Selected work
Case studies
A few representative pieces of work: identity, reliability, observability, and cost, at globally distributed scale.
Security & Identity
Secrets and workload identity at platform scale
A globally distributed, 10,000-server platform needed machine identity without static secrets, and one trust model across CI/CD and every service.
My team owned and operated self-hosted HashiCorp Vault on Kubernetes. We built zero-trust authentication for CI/CD pipelines and workloads (Kubernetes auth, no static secrets), enforced RBAC and least-privilege, and expanded Vault-based patterns across developer tooling and platform access control.
Impact: A single, auditable identity layer for pipelines and workloads, replacing scattered static credentials and carried across years of platform evolution.
Reliability
Rebuilding incident response and reliability
SLA credit costs were high and incidents took too long to resolve across time zones.
Rebuilt incident-response workflows, expanded observability coverage, and redesigned on-call rotations to match engineer availability across time zones, hiring deliberately into under-covered windows.
Impact: Eliminated over $1M/year in SLA credit costs, cut MTTR from about 30 minutes to under 5, and reduced P1/P2 incident frequency by 20%, all while holding 99.995% availability.
Observability
Org-wide observability migration, zero downtime
SignalFX was the exclusive metrics platform and had to be replaced without losing data or visibility.

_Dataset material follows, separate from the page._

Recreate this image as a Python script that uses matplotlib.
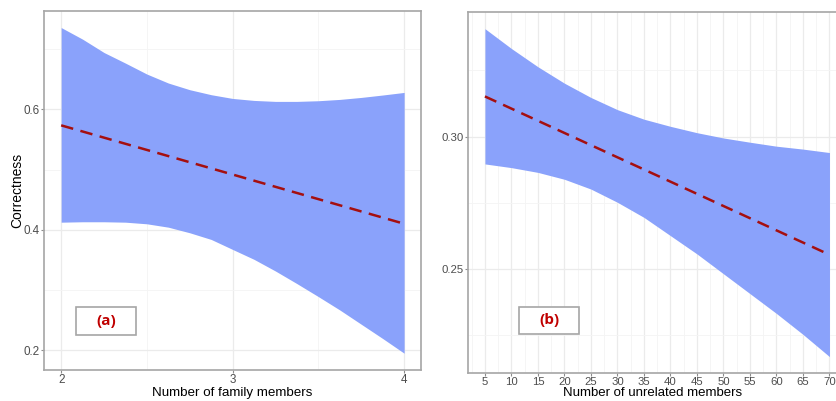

Led a year-long migration to Prometheus, Grafana, and OpenTelemetry across 50+ engineers. Ran parallel dual-write validation for data consistency, trained the whole org, and authored DR plans and degradation levels that leadership reviewed and accepted before the old stack was decommissioned.
Impact: $700k/year saved, full observability preserved, and 99.995% availability held throughout.
Cloud & FinOps
Cutting cloud spend by tens of millions
Compute spend was climbing on a large, globally distributed estate.
Led the EC2 to Kubernetes/EKS migration, a Graviton rearchitecture, and vendor contract renegotiations, with cost attribution and governance to keep the savings durable.
Impact: $1.8M/year (EKS), $3.6M/year (Graviton), and $2M/year (vendor renegotiations), part of ~$9.6M+/year in confirmed savings.